Sexually Transmitted Infections – STIs FAQs

There seems to be an awful lot of unprotected sex going on – guess what? That increases the risk of STIs! Recurring lapses in judgment. That little voice that says “wear a condom” was silenced by what? Alcohol (the usual suspect). The heat of the moment. Sometimes just embarrassment. As gynecologists, we get it and we’ve heard it before.

A recent patient: Using withdrawal as her form of birth control and comes to my office desperate for STI screening. Both situations could be remedied by using condoms. I tell her, first and foremost: USE A CONDOM (in this voice, too). IT’S IMPORTANT. I care about you and want you to be safe.
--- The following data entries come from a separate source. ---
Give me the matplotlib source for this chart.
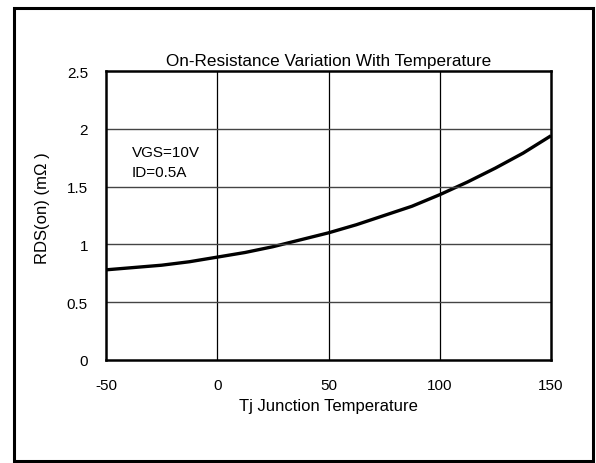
import numpy as np
import matplotlib
matplotlib.use("Agg")
import matplotlib.pyplot as plt
from matplotlib.patches import Rectangle

plt.rcParams["font.family"] = ["Liberation Sans Narrow", "Liberation Sans", "DejaVu Sans"]
plt.rcParams["axes.unicode_minus"] = False

# data
temp = [-50, -37.5, -25, -12.5, 0, 12.5, 25, 37.5, 50, 62.5, 75, 87.5, 100, 112.5, 125, 137.5, 150]
rds = [0.78, 0.80, 0.82, 0.85, 0.89, 0.93, 0.98, 1.04, 1.10, 1.17, 1.25, 1.33, 1.43, 1.54, 1.66, 1.79, 1.94]
x_ticks = [-50, 0, 50, 100, 150]
y_ticks = [0, 0.5, 1, 1.5, 2, 2.5]
y_ticklabels = ["0", "0.5", "1", "1.5", "2", "2.5"]

fig = plt.figure(figsize=(5.96, 4.64), dpi=100)
ax = fig.add_axes([106/596, 103/464, 445/596, 289/464])

# outer frame
fig.patches.append(Rectangle((14/596, 2/464), 579/596, 453/464, transform=fig.transFigure,
                             fill=False, edgecolor="black", linewidth=2.2))

ax.plot(temp, rds, color="black", linewidth=2.4, solid_capstyle="butt")

ax.set_xlim(-50, 150)
ax.set_ylim(0, 2.5)
ax.set_xticks(x_ticks)
ax.set_yticks(y_ticks)
ax.set_yticklabels(y_ticklabels)
ax.tick_params(length=0, labelsize=11, pad=13)

for v in x_ticks[1:-1]:
    ax.axvline(v, color="black", linewidth=0.9)
for v in y_ticks[1:-1]:
    ax.axhline(v, color="#444444", linewidth=1.0)

for sp in ax.spines.values():
    sp.set_linewidth(1.8)

ax.text(-38.5, 1.80, "VGS=10V", fontsize=11, va="center")
ax.text(-38.5, 1.63, "ID=0.5A", fontsize=11, va="center")

ax.set_title("On-Resistance Variation With Temperature", fontsize=12.3, pad=4)
ax.set_xlabel("Tj Junction Temperature", fontsize=12, labelpad=4)
ax.set_ylabel("RDS(on) (m\u03a9 )", fontsize=12)
ax.yaxis.set_label_coords(-0.125, 0.53)

fig.savefig("out.png", dpi=100)
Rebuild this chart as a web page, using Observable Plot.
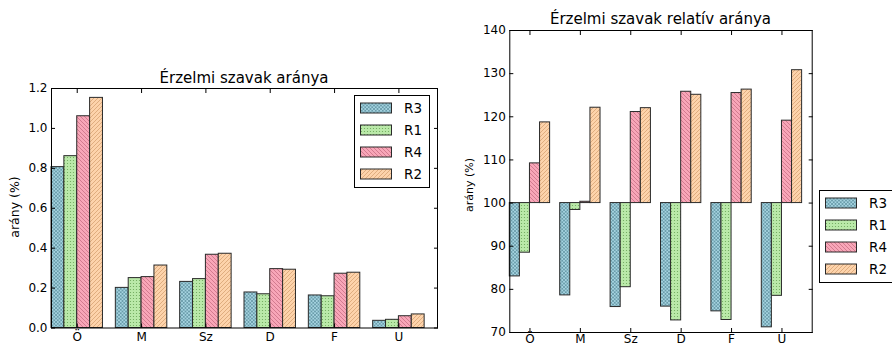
<!DOCTYPE html>
<html><head><meta charset="utf-8">
<script src="https://cdn.jsdelivr.net/npm/d3@7"></script>
<script src="https://cdn.jsdelivr.net/npm/@observablehq/plot@0.6"></script>
<style>
body{margin:0;background:#fff;font-family:"DejaVu Sans",sans-serif;}
#wrap{position:relative;width:892px;height:347px;overflow:hidden;background:#fff;}
.chart{position:absolute;top:0;}
.title{position:absolute;font-size:15px;line-height:16px;color:#000;white-space:nowrap;transform:translateX(-50%);}
.ylab{position:absolute;color:#000;white-space:nowrap;line-height:1;transform:translate(-50%,-50%) rotate(-90deg);}
.legend{position:absolute;border:1px solid #000;background:#fff;box-sizing:border-box;}
.legend .row{position:absolute;left:5px;height:12px;display:flex;align-items:center;font-size:13.5px;color:#000;}
.legend .row svg{margin-right:12px;}
</style>
</head><body>
<div id="wrap"></div>
<script>
// ---- data ----
const categories = ["Ö", "M", "Sz", "D", "F", "U"];
const seriesNames = ["R3", "R1", "R4", "R2"];

// Érzelmi szavak aránya (%)
const aranyR3 = [0.806, 0.201, 0.231, 0.178, 0.163, 0.036];
const aranyR1 = [0.861, 0.250, 0.245, 0.169, 0.159, 0.041];
const aranyR4 = [1.061, 0.255, 0.367, 0.295, 0.272, 0.059];
const aranyR2 = [1.153, 0.313, 0.372, 0.292, 0.277, 0.068];

// Érzelmi szavak relatív aránya (%)
const relR3 = [83.0, 78.6, 75.9, 76.0, 74.9, 71.2];
const relR1 = [88.5, 98.4, 80.5, 72.8, 72.9, 78.5];
const relR4 = [109.2, 100.3, 121.1, 125.8, 125.5, 119.1];
const relR2 = [118.7, 122.1, 122.0, 125.1, 126.3, 130.8];

const yTicksArany = [0, 0.2, 0.4, 0.6, 0.8, 1.0, 1.2];
const yTicksRel = [70, 80, 90, 100, 110, 120, 130, 140];

const titleArany = "Érzelmi szavak aránya";
const titleRel = "Érzelmi szavak relatív aránya";
const yLabel = "arány (%)";

// ---- styles ----
const pat = {
  R3: {base: "#a6d4e1", ink: "#5a8e9c", kind: "x"},
  R1: {base: "#bae9a9", ink: "#6aa558", kind: "dot"},
  R4: {base: "#f8a6b8", ink: "#c2697d", kind: "back"},
  R2: {base: "#fdd3ab", ink: "#d39c6c", kind: "fwd"}
};
const barW = 0.2;

// ---- tables ----
const arany = {R3: aranyR3, R1: aranyR1, R4: aranyR4, R2: aranyR2};
const rel = {R3: relR3, R1: relR1, R4: relR4, R2: relR2};
const toRows = (src) => seriesNames.flatMap((s, j) => src[s].map((v, i) => ({cat: categories[i], i, s, j, v})));
const aranyRows = toRows(arany);
const relRows = toRows(rel);
const xTickPos = categories.map((c, i) => i + 2 * barW);

// ---- pattern defs ----
const wrap = document.getElementById("wrap");
const defsSvg = d3.select(wrap).append("svg").attr("width", 0).attr("height", 0).style("position", "absolute");
const defs = defsSvg.append("defs");
for (const s of seriesNames) {
  const p = pat[s];
  const id = "p" + s.toLowerCase();
  if (p.kind === "x") {
    const g = defs.append("pattern").attr("id", id).attr("patternUnits", "userSpaceOnUse").attr("width", 3.5).attr("height", 3.5);
    g.append("rect").attr("width", 3.5).attr("height", 3.5).attr("fill", p.base);
    g.append("path").attr("d", "M0,0L3.5,3.5M3.5,0L0,3.5").attr("stroke", p.ink).attr("stroke-width", 0.7);
  } else if (p.kind === "dot") {
    const g = defs.append("pattern").attr("id", id).attr("patternUnits", "userSpaceOnUse").attr("width", 3).attr("height", 3);
    g.append("rect").attr("width", 3).attr("height", 3).attr("fill", p.base);
    g.append("circle").attr("cx", 1.5).attr("cy", 1.5).attr("r", 0.6).attr("fill", p.ink);
  } else if (p.kind === "back") {
    const g = defs.append("pattern").attr("id", id).attr("patternUnits", "userSpaceOnUse").attr("width", 4).attr("height", 4);
    g.append("rect").attr("width", 4).attr("height", 4).attr("fill", p.base);
    g.append("path").attr("d", "M0,0L4,4M-1,3L1,5M3,-1L5,1").attr("stroke", p.ink).attr("stroke-width", 0.7);
  } else {
    const g = defs.append("pattern").attr("id", id).attr("patternUnits", "userSpaceOnUse").attr("width", 4).attr("height", 4);
    g.append("rect").attr("width", 4).attr("height", 4).attr("fill", p.base);
    g.append("path").attr("d", "M0,4L4,0M-1,1L1,-1M3,5L5,3").attr("stroke", p.ink).attr("stroke-width", 0.7);
  }
}

function makeChart({rows, yDomain, yTicks, yFmt, baseline, width, height, margin, xPad}) {
  const bars = seriesNames.map(s => Plot.rectY(rows.filter(d => d.s === s), {
    x1: d => d.i + d.j * barW,
    x2: d => d.i + (d.j + 1) * barW,
    y1: baseline,
    y2: "v",
    fill: `url(#p${s.toLowerCase()})`,
    stroke: "#2a2a2a",
    strokeWidth: 1
  }));
  return Plot.plot({
    width, height,
    marginLeft: margin[0], marginRight: margin[1], marginTop: margin[2], marginBottom: margin[3],
    style: {fontFamily: "DejaVu Sans, sans-serif", fontSize: "12px", color: "#000", background: "transparent", overflow: "visible"},
    x: {domain: [0, 6]},
    y: {domain: yDomain},
    marks: [
      ...bars,
      Plot.axisY(yTicks, {tickFormat: yFmt, tickSize: -4, tickPadding: 8, label: null, fontSize: 12}),
      Plot.axisY(yTicks, {anchor: "right", tickSize: -4, fill: "none", label: null}),
      Plot.axisX(xTickPos, {tickFormat: d => categories[Math.round(d - 2 * barW)], tickSize: -4, tickPadding: xPad, label: null, fontSize: 12}),
      Plot.axisX(xTickPos, {anchor: "top", tickSize: -4, fill: "none", label: null}),
      Plot.frame({stroke: "#000", strokeWidth: 1})
    ]
  });
}

const left = makeChart({
  rows: aranyRows, yDomain: [0, 1.2], yTicks: yTicksArany, yFmt: d3.format(".1f"), baseline: 0,
  width: 445, height: 347, margin: [51, 8, 88, 19.5], xPad: 8
});
left.classList.add("chart");
left.style.left = "0px";
wrap.appendChild(left);

const right = makeChart({
  rows: relRows, yDomain: [70, 140], yTicks: yTicksRel, yFmt: d3.format("d"), baseline: 100,
  width: 447, height: 347, margin: [64.3, 80.3, 30, 15], xPad: 6
});
right.classList.add("chart");
right.style.left = "445px";
wrap.appendChild(right);

// ---- titles & axis labels ----
function addTitle(text, cx, top) {
  const t = document.createElement("div");
  t.className = "title";
  t.textContent = text;
  t.style.left = cx + "px";
  t.style.top = top + "px";
  wrap.appendChild(t);
}
addTitle(titleArany, 244, 70);
addTitle(titleRel, 660.5, 11);

function addYLabel(text, cx, cy, size) {
  const t = document.createElement("div");
  t.className = "ylab";
  t.textContent = text;
  t.style.left = cx + "px";
  t.style.top = cy + "px";
  t.style.fontSize = size + "px";
  wrap.appendChild(t);
}
addYLabel(yLabel, 14.5, 207, 12.5);
addYLabel(yLabel, 468.5, 185, 11);

// ---- legends ----
function addLegend(left, top, width) {
  const box = document.createElement("div");
  box.className = "legend";
  box.style.left = left + "px";
  box.style.top = top + "px";
  box.style.width = width + "px";
  box.style.height = "93px";
  seriesNames.forEach((s, k) => {
    const row = document.createElement("div");
    row.className = "row";
    row.style.top = (6 + k * 22) + "px";
    const sw = d3.create("svg").attr("width", 32).attr("height", 12);
    sw.append("rect").attr("x", 0.5).attr("y", 1).attr("width", 31).attr("height", 10)
      .attr("fill", `url(#p${s.toLowerCase()})`).attr("stroke", "#2a2a2a").attr("stroke-width", 1);
    row.appendChild(sw.node());
    const lab = document.createElement("span");
    lab.textContent = s;
    row.appendChild(lab);
    box.appendChild(row);
  });
  wrap.appendChild(box);
}
addLegend(354, 95, 76);
addLegend(819, 190, 90);
</script>
</body></html>
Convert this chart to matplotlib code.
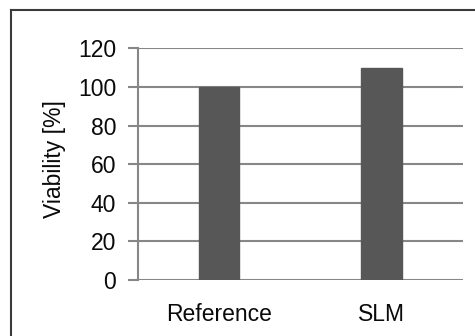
import matplotlib.pyplot as plt
from matplotlib.lines import Line2D

# values
categories = ['Reference', 'SLM']
viability = [100, 110]
y_ticks = [0, 20, 40, 60, 80, 100, 120]

plt.rcParams['font.family'] = ['Liberation Sans', 'DejaVu Sans']

fig = plt.figure(figsize=(4.75, 3.36), dpi=100)
ax = fig.add_axes([0.290, 0.1667, 0.684, 0.689])

x = range(len(categories))
ax.bar(x, viability, width=0.25, color='#575757', edgecolor='#575757', zorder=3)

ax.set_xlim(-0.5, 1.5)
ax.set_ylim(0, 120)
ax.set_yticks(y_ticks)
ax.set_xticks(list(x))
ax.set_xticklabels(categories)

grid_col = '#878787'
ax.yaxis.grid(True, color=grid_col, linewidth=1.5, zorder=1)
for side in ['top', 'right', 'bottom']:
    ax.spines[side].set_visible(False)
ax.spines['left'].set_color(grid_col)
ax.spines['left'].set_linewidth(1.5)

ax.tick_params(axis='y', length=7, width=1.5, color=grid_col, pad=8.5,
               labelsize=16.5, labelcolor='#0a0a0a')
ax.tick_params(axis='x', length=0, pad=16.5, labelsize=16.5, labelcolor='#0a0a0a')

fig.text(55 / 475, 1 - 159 / 336, 'Viability [%]', rotation=90,
         ha='center', va='center', fontsize=16.5, color='#0a0a0a')

# frame around the figure (only top and left edges show)
fig.add_artist(Line2D([10.8 / 475, 1.01], [1 - 10.2 / 336, 1 - 10.2 / 336],
                      transform=fig.transFigure, color='#3a3a3a', linewidth=1.5))
fig.add_artist(Line2D([10.8 / 475, 10.8 / 475], [1 - 10.2 / 336, -0.01],
                      transform=fig.transFigure, color='#3a3a3a', linewidth=1.5))

fig.savefig('out.png', dpi=100)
Here were some basic STI issues we addressed:

What’s the difference between sexually transmitted infections (STIs) and sexually transmitted diseases (STDs)?

They are the same thing. The terms are used interchangeably, but everyone is slowly transitioning to STIs. Disease implies a symptomatic and easily identifiable medical disorder, but the majority of STI are asymptomatic. And all STIs are infectious (they are transmitted through contact), so using the term “infections” instead of “disease” is more accurate.

What STIs should I be screened for?

It depends on your age and medical conditions and sexual encounters. The most common STIs we screen / test for are Chlamydia, Gonorrhea, Trichomonas, Hepatitis B and Hepatitis C, HIV, Syphilis, Herpes, and HPV.

How long should I wait after unprotected sex to get tested?

Most STIs take a couple weeks to show up positive on a screening test. A good, general rule of thumb is to wait 2 weeks after an exposure to be tested for the most common infections – Chlamydia, Gonorrhea, and Trichomonas. For the other STIs (syphilis, Hepatitis B, Hepatitis C, HIV), waiting closer to 4-6 weeks can optimize results. HPV is screened through pap smears, and a health care professional can advise how frequently to do it for you. Herpes isn’t usually tested by blood work. Keep an eye out for painful lesions in the genital region and get them checked out when they’re there – this is the most accurate way to diagnose herpes. 

The goal, of course, is to catch an infection early. 

How am I tested for STIs?

Urine and/or blood tests. Many patients who go to a gynecologist get an exam first, to check for obvious lesions (like herpes outbreaks) or pelvic inflammatory disease. But an exam isn’t necessary, so don’t let that deter you.

What do I do if it’s positive?

Many of these infections (the bacterial or parasite ones) go away with antibiotics – Chlamydia, Gonorrhea, Trichomonas, Syphilis. That doesn’t mean the long terms consequences go away – Chlamydia is associated with chronic pelvic pain and fertility problems. It seems the sooner it’s diagnosed and treated, the less severe the consequences. 

The viral infections – Herpes, HPV, Hepatitis, HIV – never really go away. There are meds to alleviate your symptoms or stop the virus from replicating uncontrollably. If you’re positive for one STI, you should be screened for all of them.

When can I have sex again?

If everything comes back negative, whenever you want (BUT USE A CONDOM!). If you need to take antibiotics, it’s safe to have sex 7 days after you finish the antibiotics.